Remix.run Logo
jdsleppy 3 days ago

Where do you suggest we sanitize values? Only in the client, when rendering them?

chrismorgan 3 days ago | parent [-]

Depends on what you mean by sanitising.

If you mean filtering out undesirable parts of a document (e.g. disallowing <script> element or onclick attribute), that should normally be done on the server, before storage.

If instead you mean serialising, writing a value into a serialised document: then this should be done at the point you’re creating the serialised document. (That is, where you’re emitting the HTML.)

But the golden standard is not to generate serialised HTML manually, but to generate a DOM tree, and serialise that (though sadly it’s still a tad fraught because HTML syntax is such a mess; it works better in XML syntax).
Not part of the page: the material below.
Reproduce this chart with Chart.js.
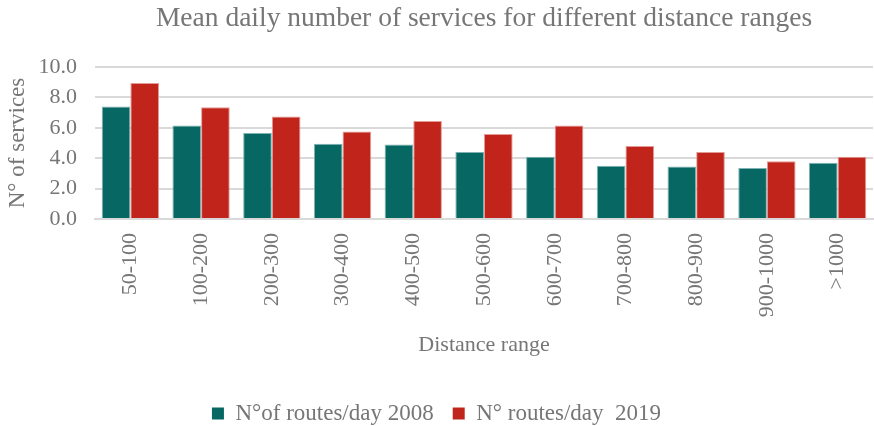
<!DOCTYPE html>
<html>
<head>
<meta charset="utf-8">
<script src="https://cdn.jsdelivr.net/npm/chart.js@4/dist/chart.umd.min.js"></script>
<style>
  html, body { margin: 0; padding: 0; background: #ffffff; }
  #wrap { width: 874px; height: 426px; }
</style>
</head>
<body>
<div id="wrap"><canvas id="c" width="874" height="426"></canvas></div>
<script>
const categories = ['50-100', '100-200', '200-300', '300-400', '400-500', '500-600',
                    '600-700', '700-800', '800-900', '900-1000', '>1000'];
const routes2008 = [7.4, 6.15, 5.65, 4.95, 4.9, 4.4, 4.1, 3.5, 3.45, 3.35, 3.7];
const routes2019 = [8.95, 7.35, 6.75, 5.75, 6.45, 5.6, 6.15, 4.8, 4.4, 3.8, 4.1];
const yTicks = [0, 2, 4, 6, 8, 10];

const SERIF = '"Liberation Serif", "Times New Roman", serif';
const GREY = '#767676';
const LEGEND_HEIGHT = 43;

// Keeps the legend strip at a fixed height so it sits close to the bottom edge.
const legendHeightPlugin = {
  id: 'legendHeight',
  beforeLayout(chart) {
    const legend = chart.legend;
    if (legend && !legend._fixedFit) {
      const fit = legend.fit;
      legend.fit = function () {
        fit.call(this);
        this.height = LEGEND_HEIGHT;
      };
      legend._fixedFit = true;
    }
  }
};

new Chart(document.getElementById('c'), {
  type: 'bar',
  data: {
    labels: categories,
    datasets: [
      {
        label: 'N°of routes/day 2008',
        data: routes2008,
        backgroundColor: '#066763',
        borderColor: '#7fb3b1',
        borderWidth: { top: 1, left: 1, right: 1, bottom: 0 },
        borderSkipped: 'bottom'
      },
      {
        label: 'N° routes/day  2019',
        data: routes2019,
        backgroundColor: '#c0241a',
        borderColor: '#e49a94',
        borderWidth: { top: 1, left: 1, right: 1, bottom: 0 },
        borderSkipped: 'bottom'
      }
    ]
  },
  plugins: [legendHeightPlugin],
  options: {
    responsive: false,
    animation: false,
    layout: { padding: { left: 0, right: 1, top: 0, bottom: 0 } },
    datasets: { bar: { categoryPercentage: 0.81, barPercentage: 1.0 } },
    plugins: {
      title: {
        display: true,
        fullSize: false,
        text: 'Mean daily number of services for different distance ranges',
        color: GREY,
        font: { family: SERIF, size: 27.5, weight: 'normal' },
        padding: { top: 2, bottom: 32 }
      },
      legend: {
        position: 'bottom',
        labels: {
          color: GREY,
          font: { family: SERIF, size: 23 },
          boxWidth: 12,
          boxHeight: 12,
          padding: 19,
          generateLabels(chart) {
            return chart.data.datasets.map((ds, i) => ({
              text: ds.label,
              fillStyle: ds.backgroundColor,
              strokeStyle: ds.backgroundColor,
              lineWidth: 0,
              datasetIndex: i,
              hidden: false,
              fontColor: GREY
            }));
          }
        }
      },
      tooltip: { enabled: false }
    },
    scales: {
      x: {
        afterFit(scale) {
          scale.height = 164;
          scale.paddingLeft = 0;
          scale.paddingRight = 0;
        },
        grid: { display: false, drawTicks: false },
        border: { color: '#d9d9d9', width: 2 },
        ticks: {
          color: GREY,
          font: { family: SERIF, size: 22 },
          minRotation: 90,
          maxRotation: 90,
          padding: 14,
          autoSkip: false
        },
        title: {
          display: true,
          text: 'Distance range',
          color: GREY,
          font: { family: SERIF, size: 22 },
          padding: { top: 8, bottom: 25 }
        }
      },
      y: {
        min: 0,
        max: 10,
        afterFit(scale) { scale.width = 95; },
        afterBuildTicks(scale) {
          scale.ticks = yTicks.map(v => ({ value: v }));
        },
        grid: { color: '#d9d9d9', lineWidth: 2, drawTicks: false },
        border: { display: false },
        ticks: {
          color: GREY,
          font: { family: SERIF, size: 22 },
          padding: 18,
          callback: v => Number(v).toFixed(1)
        },
        title: {
          display: true,
          text: 'N° of services',
          color: GREY,
          font: { family: SERIF, size: 23 },
          padding: { top: 4, bottom: 0 }
        }
      }
    }
  }
});
</script>
</body>
</html>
This final point may be easier to describe by comparison to JSON: do you emit a JSON response by writing `{`, then writing `"some_key":`, then writing `[`, then writing `"\"hello\""` after carefully escaping the quotation marks, and so on? You can, but in practice it’s very rarely done. Rather, you create a JSON document, and then serialise it, e.g. with JSON.stringify inside a browser. In like manner, if you construct a proper DOM tree, you don’t need to worry about things like escaping.

juliend2 3 days ago | parent [-]

What's wrong about filtering before saving, is that if you forget about one rule, you have to go back and re-filter already-saved data in the db (with some one-off script).

I think "normally" we should instead filter for XSS injections when we generate the DOM tree, or just before (such as passing backend data to the frontend, if that makes more sense).

zdragnar 3 days ago | parent [-]

Don't forget that different clients or view formats (apps, export to CSV, etc) all have their own sanitization requirements.

Sanitize at your boundaries. Data going to SQL? Apply SQL specific sanitization. Data going to Mongo? Same. HTML, JSON, markdown, CSV? Apply the view specific sanitizing on the way.

The key difference is that, if you deploy a JSON API that is view agnostic, that the client now needs to apply the sanitization. That's a requirement of an agnostic API.

chrismorgan 2 days ago | parent [-]

Please don’t use the word sanitising for what you seem to be describing: it’s a term more commonly used to mean filtering out undesirable parts. Encoding for a particular serialised format is a completely different, and lossless, thing. You can call it escaping or encoding.

zdragnar 2 days ago | parent [-]

Sanitizing is just a form of encoding that prevents data from becoming executable unintentionally.

chrismorgan 2 days ago | parent [-]

I don’t like how you’re categorising things. Sanitising is absolutely nothing to do with encoding. You can sanitise without encoding, you can encode without sanitising, or you can do both in sequence; and all of these combinations are reasonable and common, in different situations. And sanitising may operate on serialised HTML (risky), or on an HTML tree (both easier and safer).

Saying sanitising is a form of encoding is even less accurate than saying that a paint-mixing stick is a type of paint brush. You can mix paint without painting it, and you can paint without mixing it first.